Finally, for much of Southern, Mid-Coast and Central Maine, a few wild edible plants are now available. Today, I found some new shoots of orpine, sedum purpureum. These look vaguely like little cabbages and while small, say fingertip size, the entire plant is edible.
These make a fine trail nibble for hikers and fisherman and also, add an interesting dimension to salads.
Next, Oenothera biennis, wild evening primrose, is ready now as well. The young leaves from the basal rosette (leaves radiating out from the stem and lying flat on the ground) are another salad ingredient. The roots of these are edible too, and are best prepared the same way as parsnips.

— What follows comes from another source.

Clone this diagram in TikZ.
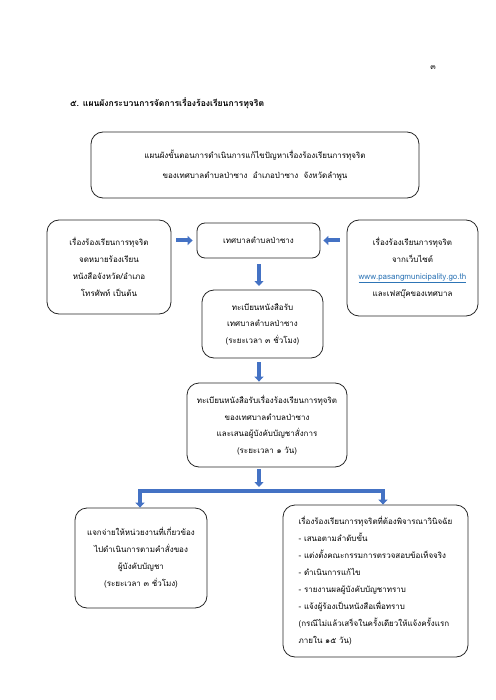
\documentclass[tikz,border=0pt]{standalone}
\usepackage{fontspec}
\newfontfamily\thai[Script=Thai]{Loma}
\usetikzlibrary{arrows.meta}
\definecolor{arrblue}{HTML}{4472C4}
\definecolor{linkblue}{HTML}{2E75B6}
\newcommand\thsize[2]{\thai\fontsize{#1}{#2}\selectfont\lineskiplimit=-20pt\relax}
\tikzset{
  box/.style={draw=black!85, line width=0.8pt, rounded corners=12pt, align=center,
    inner sep=2pt, font=\thsize{8}{17}},
  blockarrow/.style={draw=arrblue, line width=4pt, -{Triangle[width=9pt,length=5pt]}},
  barline/.style={draw=arrblue, line width=4pt},
  txt/.style={font=\thsize{8}{9}, inner sep=0pt}
}
\begin{document}
\begin{tikzpicture}[x=1pt,y=-1pt]
\useasboundingbox (0,0) rectangle (495,700);
\node[txt, anchor=center] (pg) at (433,68) {๓};
\node[txt, anchor=west, font=\thai\bfseries\fontsize{8.6}{9}\selectfont] (title) at (70,103) {๕. แผนผังกระบวนการจัดการเรื่องร้องเรียนการทุจริต};

\node[box, minimum width=328pt, minimum height=66pt, font=\thsize{8}{20}] (top) at (255,165)
  {แผนผังขั้นตอนการดำเนินการแก้ไขปัญหาเรื่องร้องเรียนการทุจริต\\ของเทศบาลตำบลป่าซาง\ \ อำเภอป่าซาง\ \ จังหวัดลำพูน};

\node[box, minimum width=124pt, minimum height=94pt] (left) at (109,267)
  {เรื่องร้องเรียนการทุจริต\\จดหมายร้องเรียน\\หนังสือจังหวัด/อำเภอ\\โทรศัพท์ เป็นต้น};

\node[box, minimum width=123pt, minimum height=35pt, rounded corners=8pt] (center) at (258.5,240.5)
  {เทศบาลตำบลป่าซาง};

\node[box, minimum width=131pt, minimum height=96pt] (right) at (412.5,268)
  {เรื่องร้องเรียนการทุจริต\\จากเว็บไซต์\\{\color{linkblue}\underline{www.pasangmunicipality.go.th}}\\และเฟสบุ๊คของเทศบาล};

\node[box, minimum width=121pt, minimum height=68pt, font=\thsize{8}{16.5}] (reg) at (262.5,324)
  {ทะเบียนหนังสือรับ\\เทศบาลตำบลป่าซาง\\(ระยะเวลา ๓ ชั่วโมง)};

\node[box, minimum width=160pt, minimum height=84pt, font=\thsize{8}{16.5}] (reg2) at (267,425)
  {ทะเบียนหนังสือรับเรื่องร้องเรียนการทุจริต\\ของเทศบาลตำบลป่าซาง\\และเสนอผู้บังคับบัญชาสั่งการ\\(ระยะเวลา ๑ วัน)};

\node[box, minimum width=132pt, minimum height=100pt] (dist) at (141,558)
  {แจกจ่ายให้หน่วยงานที่เกี่ยวข้อง\\ไปดำเนินการตามคำสั่งของ\\ผู้บังคับบัญชา\\(ระยะเวลา ๓ ชั่วโมง)};

\node[box, minimum width=185pt, minimum height=152pt, align=left] (cons) at (375.5,581)
  {เรื่องร้องเรียนการทุจริตที่ต้องพิจารณาวินิจฉัย\\
   - เสนอตามลำดับขั้น\\
   - แต่งตั้งคณะกรรมการตรวจสอบข้อเท็จจริง\\
   - ดำเนินการแก้ไข\\
   - รายงานผลผู้บังคับบัญชาทราบ\\
   - แจ้งผู้ร้องเป็นหนังสือเพื่อทราบ\\
   (กรณีไม่แล้วเสร็จในครั้งเดียวให้แจ้งครั้งแรก\\
   ภายใน ๑๕ วัน)};

% arrows
\draw[blockarrow, shorten <=5pt, shorten >=4pt] (left.east |- center.west) -- (center.west);
\draw[blockarrow, shorten <=7pt, shorten >=3pt] (right.west |- center.east) -- (center.east);
\draw[blockarrow, shorten <=6pt, shorten >=4pt] (center.south -| 259,0) -- (259,290);
\coordinate (a3s) at (259,358);
\draw[blockarrow, shorten <=4pt, shorten >=1pt] (a3s) -- (reg2.north -| a3s);
\coordinate (a4s) at (259,467);
\coordinate (bar) at (259,491);
\draw[blockarrow, shorten <=2pt, shorten >=4pt] (a4s) -- (bar);
\coordinate (barl) at (140,491);
\coordinate (barr) at (383,491);
\draw[barline] (barl) -- (barr);
\draw[blockarrow, shorten <=-2pt] (barl) -- (barl |- dist.north);
\draw[blockarrow, shorten <=-2pt] (barr) -- (barr |- cons.north);
\end{tikzpicture}
\end{document}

And the ground ivy that I so laboriously dug out of the snow only days ago is now exposed to the sun and ready for harvest, no digging required.
With outside temperatures in the low 60’s, I found it difficult to sit inside and do office work. So I took a folding chair and sat in the sun for a bit. The warm sunlight on my face was welcome, as was the opportunity to finally sit outside without coat or jacket.
While sitting and enjoying the day, I glanced down to see that snow had left the weeping willow in front of my house and now I could see the little garden gnome lurking at the shrub’s base. I almost expected to hear a very British voice saying, “spring is here, spring is here.”
Of course we can’t expect today’s warmth to last. It’s not even officially spring…at least not until Sunday. But even so, we can finally and with much certainty, say goodbye to winter. See ya next year, old man.